WASDE Report and Global Market Shifts
The March World Agricultural Supply and Demand Estimates (WASDE) report brought few surprises to the domestic market, but it did reflect some adjustments in international production. Dr. Hubbs noted that for this time of year, “March tends to be not much activity” and that “everybody expected those types of changes, honestly”.
- International Changes: The report showed a slightly smaller crop in Argentina and lowered wheat export projections for Ukraine and Russia.
- Soybean Adjustments: A slight increase in the domestic soybean crush was noted, balanced by lower projections for biofuel use of soybean oil.
The Wheat Rally: Driven by Uncertainty
Dr. Hubbs emphasized that the recent rally in wheat prices is not driven by changes in fundamental supply and demand, but rather by external factors like oil prices and geopolitical uncertainty. Regarding the legitimacy of the price movement, he stated, “There’s no fake rallies. It’s a rally”.
- Oil Correlation: Dr. Hubbs observed that wheat is currently “tied to oil, following around like a lost puppy basically; as oil goes up, wheat goes with it”.
- Geopolitical Influence: Uncertainty surrounding shipping and global politics is a primary driver of higher prices. Dr. Hubbs added that “the uncertainty inside shipping and in the general geopolitical space is driving the price higher”.
- Oklahoma Cash Prices: During the recent rally, cash prices for July wheat in parts of Oklahoma reached the $5.80 to $5.85 range.

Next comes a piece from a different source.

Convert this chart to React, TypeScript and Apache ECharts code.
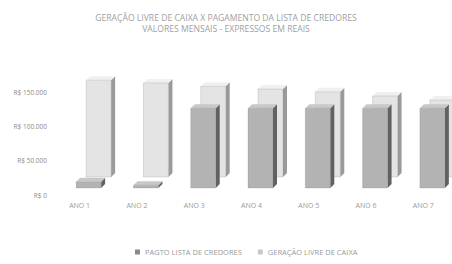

During the rally period in the first week of March 2026, cash bids for Hard Red Winter (HRW) wheat (Kansas City July 2026 contract) were reported in the following ranges:
- Regional Range: Many locations across Oklahoma posted bids for June–July delivery between $5.43 and $6.23 per bushel.
- Specific Locations:
- Enid/Omega: Bids for July 2026 delivery were reported at $5.87, which fell exactly within the upper end of the rally targets mentioned in your query.
- Pond Creek and Weatherford: These locations saw basis strengthening during the rally, pushing cash prices toward these higher levels.

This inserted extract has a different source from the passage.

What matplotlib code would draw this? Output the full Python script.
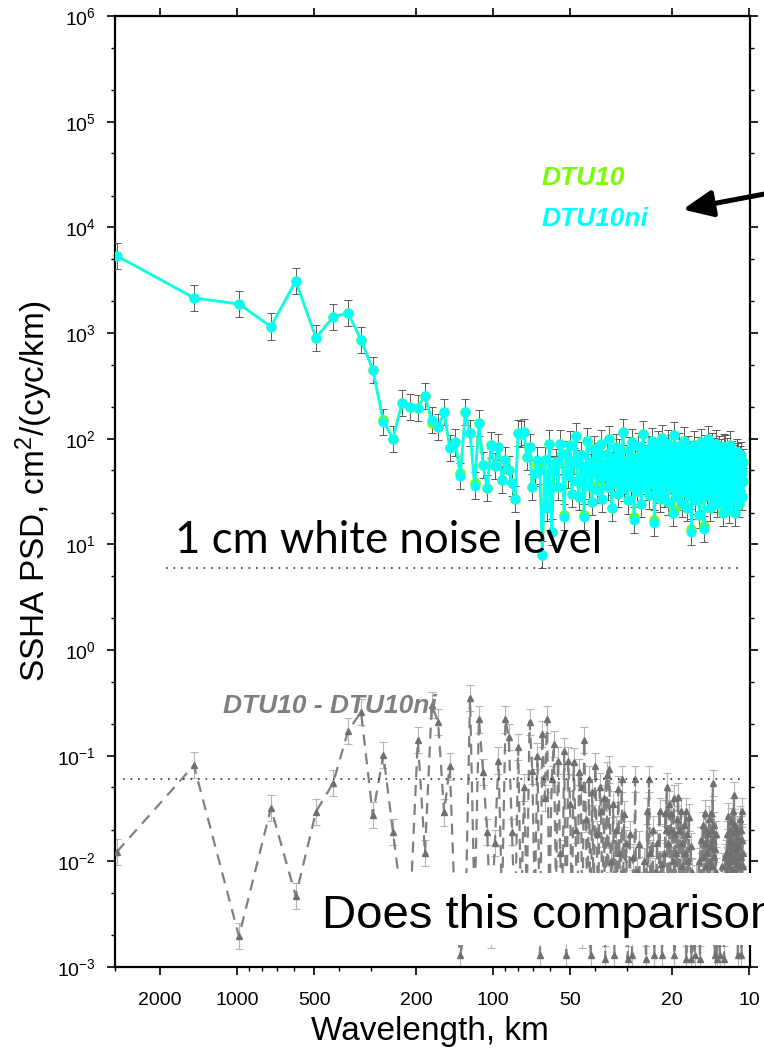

- Webbers Falls/Wagoner: These locations reported July cash prices near $6.03 for HRW wheat.
Soybeans and Biofuel Policy
The soybean market has also shown strength, influenced by energy prices and upcoming policy shifts. Dr. Hubbs mentioned that “everybody’s getting an idea of how strong the biofuel policy’s going to be next year” and that strength in soybean oil “might help carry the rest of the ag stack around with it a bit too”.
Production Challenges: Drought and Input Costs
While grain prices have risen, production costs have also risen sharply, particularly for fertilizer and energy. Dr. Hubbs described the current disruption in fertilizer markets as “outrageous”.

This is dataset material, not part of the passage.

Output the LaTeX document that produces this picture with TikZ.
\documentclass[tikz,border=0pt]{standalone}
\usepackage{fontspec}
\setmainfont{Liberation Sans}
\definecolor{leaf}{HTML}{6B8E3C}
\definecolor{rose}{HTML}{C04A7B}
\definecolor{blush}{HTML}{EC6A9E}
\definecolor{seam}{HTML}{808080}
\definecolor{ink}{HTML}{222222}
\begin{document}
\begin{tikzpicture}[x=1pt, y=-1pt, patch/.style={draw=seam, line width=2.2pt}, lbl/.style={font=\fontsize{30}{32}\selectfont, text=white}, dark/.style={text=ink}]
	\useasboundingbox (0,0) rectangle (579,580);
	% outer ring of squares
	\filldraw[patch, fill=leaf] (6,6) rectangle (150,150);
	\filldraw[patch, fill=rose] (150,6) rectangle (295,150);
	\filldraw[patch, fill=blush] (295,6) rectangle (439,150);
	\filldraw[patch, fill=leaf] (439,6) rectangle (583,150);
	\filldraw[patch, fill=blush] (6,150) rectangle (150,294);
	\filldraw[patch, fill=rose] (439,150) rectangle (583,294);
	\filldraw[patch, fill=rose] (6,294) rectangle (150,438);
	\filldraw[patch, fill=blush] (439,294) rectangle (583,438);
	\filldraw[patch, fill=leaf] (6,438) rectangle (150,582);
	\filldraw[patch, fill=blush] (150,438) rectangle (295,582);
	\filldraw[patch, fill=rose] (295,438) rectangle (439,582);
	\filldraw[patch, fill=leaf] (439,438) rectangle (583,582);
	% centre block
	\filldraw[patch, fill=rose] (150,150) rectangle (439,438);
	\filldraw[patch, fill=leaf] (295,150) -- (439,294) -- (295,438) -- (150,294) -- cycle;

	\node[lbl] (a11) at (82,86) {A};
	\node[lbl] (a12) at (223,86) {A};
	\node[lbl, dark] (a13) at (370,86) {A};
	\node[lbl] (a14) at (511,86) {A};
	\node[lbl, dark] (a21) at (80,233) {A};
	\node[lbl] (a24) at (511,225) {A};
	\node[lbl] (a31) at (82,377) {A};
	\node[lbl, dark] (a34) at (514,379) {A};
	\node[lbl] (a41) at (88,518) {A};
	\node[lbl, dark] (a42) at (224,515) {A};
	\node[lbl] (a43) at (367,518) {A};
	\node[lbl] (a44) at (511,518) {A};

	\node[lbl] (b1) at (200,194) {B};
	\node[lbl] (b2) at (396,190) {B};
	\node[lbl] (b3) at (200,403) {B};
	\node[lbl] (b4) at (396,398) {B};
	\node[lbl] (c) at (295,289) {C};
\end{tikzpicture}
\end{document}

- Drought Conditions: Dry weather persists in Western Kansas, Oklahoma, and parts of Texas. Dr. Hubbs noted that weather premiums typically become more pronounced in April and May as “those crop conditions reports and weather reports really start popping”.
- Global Competition: Brazil remains a formidable competitor, particularly in the soybean market. Dr. Hubbs noted that Brazilian farms have “enacted economies of scale on their farms and it is, I mean, it’s just tough to compete”. He further elaborated on their advantage, saying, “They have huge operations, they’re spreading their costs over… just a lot of acres”.
Advice for Producers
Dr. Hubbs encouraged producers to focus on their individual financial needs when making marketing decisions rather than trying to time the market perfectly.
“Start thinking about what kind of target price you can live with on the new crop… what do you need to make money? I know everybody wants the highest price possible, but timing the market is very difficult”.
Regarding the potential for a market correction if geopolitical tensions ease, Dr. Hubbs cautioned that while some pull-back is possible, he does not expect prices to collapse. “I don’t expect it to go back down below the levels we saw… prior to this, like that $5.70 range on the July contract,” he stated. He also noted that for those who haven’t locked in inputs, “it’s probably going to be a long slow curve down for you”.